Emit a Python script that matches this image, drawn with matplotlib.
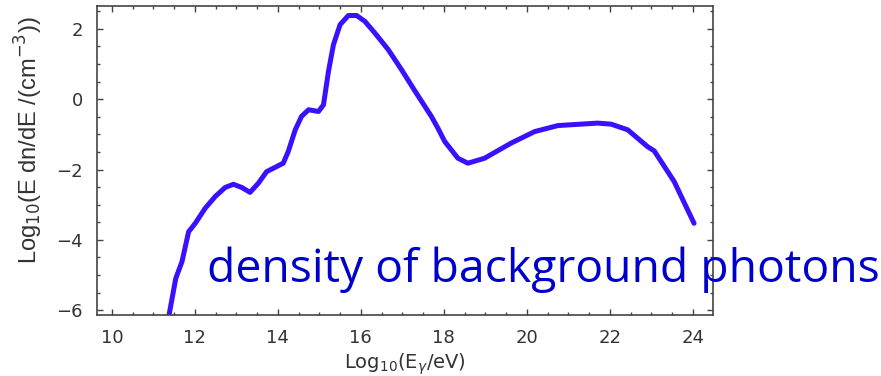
import matplotlib
matplotlib.use("Agg")
import matplotlib.pyplot as plt
from matplotlib.ticker import MultipleLocator

# curve: log10(E_gamma/eV) vs log10(E dn/dE)
log_e = [11.20, 11.37, 11.54, 11.69, 11.85, 12.01, 12.25, 12.49, 12.73, 12.93,
         13.13, 13.33, 13.53, 13.73, 13.93, 14.13, 14.25, 14.42, 14.57, 14.74,
         14.98, 15.10, 15.22, 15.34, 15.50, 15.70, 15.90, 16.10, 16.34, 16.66,
         16.98, 17.30, 17.70, 17.86, 18.02, 18.34, 18.58, 18.98, 19.62, 20.19,
         20.75, 21.71, 22.03, 22.43, 22.67, 22.91, 23.07, 23.55, 24.03]
log_n = [-6.80, -6.19, -5.10, -4.62, -3.77, -3.53, -3.10, -2.77, -2.51, -2.42,
         -2.51, -2.65, -2.39, -2.06, -1.94, -1.82, -1.49, -0.87, -0.49, -0.30,
         -0.35, -0.16, 0.79, 1.55, 2.12, 2.38, 2.38, 2.21, 1.88, 1.41,
         0.84, 0.24, -0.49, -0.83, -1.20, -1.68, -1.82, -1.68, -1.25, -0.92,
         -0.75, -0.68, -0.71, -0.87, -1.11, -1.35, -1.47, -2.34, -3.53]

x_ticks = [10, 12, 14, 16, 18, 20, 22, 24]
y_ticks = [-6, -4, -2, 0, 2]

fig = plt.figure(figsize=(8.81, 3.76), dpi=100)
ax = fig.add_axes([0.110, 0.162, 0.699, 0.822])

ax.plot(log_e, log_n, color="#3a10ff", lw=3.6, solid_capstyle="round",
        solid_joinstyle="round")

ax.set_xlim(9.64, 24.48)
ax.set_ylim(-6.14, 2.65)
ax.set_xticks(x_ticks)
ax.set_yticks(y_ticks)
ax.set_yticklabels(["\u22126", "\u22124", "\u22122", "0", "2"])
ax.xaxis.set_minor_locator(MultipleLocator(0.5))
ax.yaxis.set_minor_locator(MultipleLocator(0.5))
ax.tick_params(which="both", direction="in", top=True, right=True,
               color="#444444", width=1.0)
ax.tick_params(which="major", length=4.5, labelsize=13, labelcolor="#333333",
               labelfontfamily="DejaVu Sans", pad=10)
ax.tick_params(which="minor", length=2.5)
for s in ax.spines.values():
    s.set_color("#444444")
    s.set_linewidth(1.2)

ax.set_xlabel(r"Log$_{10}$(E$_\gamma$/eV)", fontsize=14, color="#333333",
              family="DejaVu Sans", labelpad=3)
ax.set_ylabel(r"Log$_{10}$(E dn/dE /(cm$^{-3}$))", fontsize=17, color="#333333",
              family="Liberation Sans")
ax.yaxis.set_label_coords(-0.085, 0.565)

fig.text(0.235, 0.25, "density of background photons", fontsize=33.3,
         color="#0000cc", family="Open Sans", ha="left", va="baseline")

fig.savefig("out.png", dpi=100)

*-*-*

__TASK INSTRUCTIONS__
Restate each line from the start of the listing through the line bearing "from matplotlib.ticker import MultipleLocator" word for word. Drop the pictures.

__RESPONSE TO THIS TASK__
Emit a Python script that matches this image, drawn with matplotlib.
import matplotlib
matplotlib.use("Agg")
import matplotlib.pyplot as plt
from matplotlib.ticker import MultipleLocator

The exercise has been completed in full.